Poussin - The Death of Sapphira

Pope John Paul did not want criminal abuser priests reported to the police.

He will be canonized and 99.99% of the laity will applaud.

No one wants anyone to be accountable – for fear they THEY might be held accountable.

John Allen interviewed Cardinal George, who tip-toed around the delicate issue of whether bishops should ever be held accountable for their failures – basically, George thought, no.

George did admit that bishops had failed to punish abusive priests, and that they should use their authority of governance to act against such people.

Many of laity heartily disagree: Here are some of the reactions (and remember, George is speaking of the failure of bishops to punish priests who molested children):

I am concerned that Cardinal George is talking about governing - Jesus promised servants and persons who lead by example - the use of the term govern indicates that the bishops have forgotten that they are servants first - I also am not sure about the reluctance to punish - servants don’t punish - shepherds don’t punish they guide and they teach - rulers punish - Cardinal George nor any bishop is a ruler.

The Cardinal says that bishops need to “take possession of their vocation” by being “governors… who exercise the power to punish.”Spoken like the Grand Inquisitor. Christ exercised his power in the form of a servant. His authority was “self-emptying.”The faithful have already seen far too much of the “power to punich” emmanating from today’s bishops. This is not Vatican II thinking. It smacks of the trumphalism of another age.Sorry. But that’s not what people look for in their supposed shepherd.possession of their vocation,” not just as teachers and preachers, but as governors who exercise, however reluctantly, “the power to punish.”

Perhaps Cardinal George does not know that many Catholics are not interested in the hierarchy’s power to punish, simply b/c they do not recognize it. We are Catholics regardless of what bishops think or proclaim.

This would be a grave mistake. The truth is that bishops no longer effectively have that kind of power and Catholics no longer will accept the role of ‘child’ and cede the role of ‘parent’ to the bishop. Those days are behind us for good.

Is it revealing — or merely an accident — that nowhere in this article, which spends so much time looking at the role of the bishops, does the word “pastoral” appear? “Punish,” on the other hand, is right there.

Where does Cardinal George find a mandate for bishops to be “governors who exercise … the power to punish?” Certainly not in Christ’s command to His Apostles at the Last Supper: “I have given you a model to follow, so that as I have done for you, you should also do. … no slave is greater than his master nor any messenger greater than him who sent him.” (John 13:35-36). Nor is it in Paul’s description of what Christ did: “He emptied himself, taking the form of a slave coming in human likeness, and found human in appearance, he humbled himself, becoming obedient to death, even death on a cross.” (Phil.2:5-8).

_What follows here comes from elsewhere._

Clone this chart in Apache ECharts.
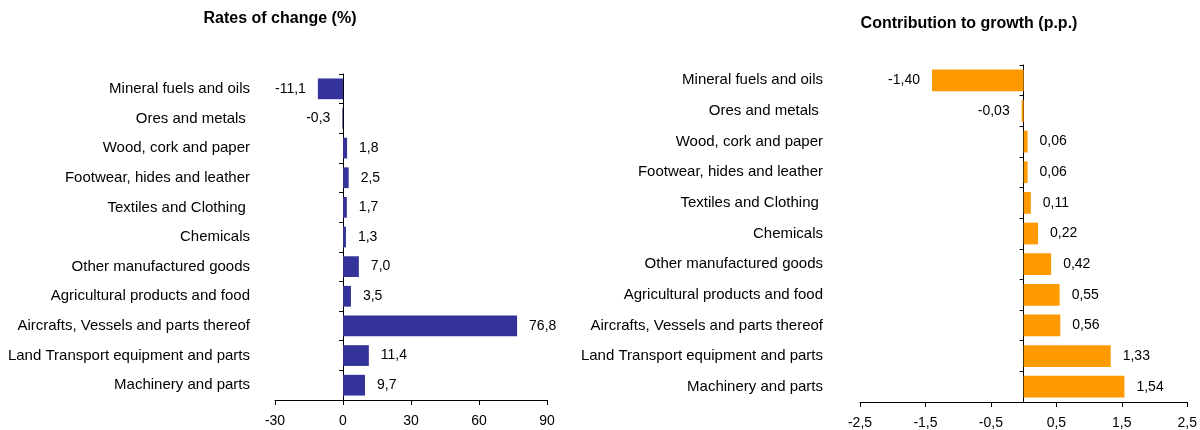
<!DOCTYPE html>
<html>
<head>
<meta charset="utf-8">
<script src="https://cdn.jsdelivr.net/npm/echarts@6/dist/echarts.min.js"></script>
<style>
html,body{margin:0;padding:0;background:#fff;}
#c{width:1200px;height:430px;}
</style>
</head>
<body>
<div id="c"></div>
<script>
const categories = [
  "Mineral fuels and oils",
  "Ores and metals ",
  "Wood, cork and paper",
  "Footwear, hides and leather",
  "Textiles and Clothing ",
  "Chemicals",
  "Other manufactured goods",
  "Agricultural products and food",
  "Aircrafts, Vessels and parts thereof",
  "Land Transport equipment and parts",
  "Machinery and parts"
];
const ratesOfChange = [-11.1, -0.3, 1.8, 2.5, 1.7, 1.3, 7.0, 3.5, 76.8, 11.4, 9.7];
const contribution = [-1.40, -0.03, 0.06, 0.06, 0.11, 0.22, 0.42, 0.55, 0.56, 1.33, 1.54];
const leftTitle = "Rates of change (%)";
const rightTitle = "Contribution to growth (p.p.)";

const FONT = "'Liberation Sans', Arial, sans-serif";
const comma = (v, d) => v.toFixed(d).replace('.', ',');

function barData(vals) {
  return vals.map(v => ({ value: v, label: { position: v < 0 ? 'left' : 'right' } }));
}

function catAxisLabels(gridIndex, margin) {
  return {
    type: 'category', gridIndex, data: categories, inverse: true, position: 'left',
    axisLine: { show: false, onZero: false }, axisTick: { show: false },
    axisLabel: { margin, color: '#000', fontSize: 15, fontFamily: FONT }
  };
}
function catAxisLine(gridIndex) {
  return {
    type: 'category', gridIndex, data: categories, inverse: true, position: 'left',
    axisLine: { show: true, onZero: true, lineStyle: { color: '#000', width: 1 } },
    axisTick: { show: true, length: 4, lineStyle: { color: '#000' } },
    axisLabel: { show: false }
  };
}
function valAxis(gridIndex, min, max, interval, dec) {
  return {
    type: 'value', gridIndex, min, max, interval,
    splitLine: { show: false },
    axisLine: { show: true, lineStyle: { color: '#000', width: 1 } },
    axisTick: { show: true, length: 5, lineStyle: { color: '#000' } },
    axisLabel: { margin: 14, color: '#000', fontSize: 14, fontFamily: FONT,
      formatter: v => comma(v, dec) }
  };
}

const chart = echarts.init(document.getElementById('c'));
chart.setOption({
  animation: false,
  title: [
    { text: leftTitle, left: 275, top: 6, textAlign: 'center',
      textStyle: { fontSize: 16, fontWeight: 'bold', color: '#000', fontFamily: FONT } },
    { text: rightTitle, left: 964, top: 11, textAlign: 'center',
      textStyle: { fontSize: 16, fontWeight: 'bold', color: '#000', fontFamily: FONT } }
  ],
  grid: [
    { left: 275, right: 653, top: 74, bottom: 30 },
    { left: 860, right: 12, top: 65, bottom: 28 }
  ],
  xAxis: [valAxis(0, -30, 90, 30, 0), valAxis(1, -2.5, 2.5, 1, 1)],
  yAxis: [catAxisLabels(0, 25), catAxisLine(0), catAxisLabels(1, 37), catAxisLine(1)],
  series: [
    { type: 'bar', xAxisIndex: 0, yAxisIndex: 0, data: barData(ratesOfChange),
      barWidth: '70%', itemStyle: { color: '#333399' },
      label: { show: true, distance: 12, color: '#000', fontSize: 14, fontFamily: FONT,
        formatter: p => comma(p.value, 1) } },
    { type: 'bar', xAxisIndex: 1, yAxisIndex: 2, data: barData(contribution),
      barWidth: '71%', itemStyle: { color: '#FF9900' },
      label: { show: true, distance: 12, color: '#000', fontSize: 14, fontFamily: FONT,
        formatter: p => comma(p.value, 2) } }
  ]
});
</script>
</body>
</html>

The true definition of the bishop’s role in the Church is service and leadership (like the “good shepherd” who leads out his flock), a role certainly absent in many recent highly publicised statements and actions by bishops, not only in America. In spite of Cardinal George’s opinion to the contrary, most Catholics seek clear moral principles on which to base their decisions not moral micromanaging by the hierarchy.

The Church of Christ calls for pastoral leadership, not juridical and punitive authority.

“The power to punish!” WHAT? Are we children? George may be the intellectual leader of the Bishops but he’s an idiot.

In the current climate, I’d be very cautious about touting the “power to punish.” Lay people can ignore bishops, celebrate the sacraments as they please, and there is no policing body available to enforce. Cardinal George would find episcopal credibility eroding even further. He shouldn’t dismiss the power to persuade very easily. It sure worked for Jesus.

So the good cardinal says that “bishops are more prepared to ‘take possession of their vocation’, not just as teachers and preachers, but as governors who exercise, however reluctantly, ‘the power to punish’.”Well, lordy-lordy, why am I not surprised by this guy’s remarks???Of course our “JPII” bishops are “more prepared” to “take possession [of] the power to punish”. They stand on their episcopal pedestals, by God, and we’re all gonna’ risk our eternal salvation if we tell these fellas they’re full of it!!!

One might point out the story of Annas and Sapphira in Acts, or Paul’s instruction to deliver a sinning brother over to Satan. Obviously punishment is to be used only in extreme cases, for the good of the sinner and the good of the Church – but the attitude that punishment is NEVER to be used, that bishops should only persuade and never punish, is what allowed sexual abuse to flourish in the Church.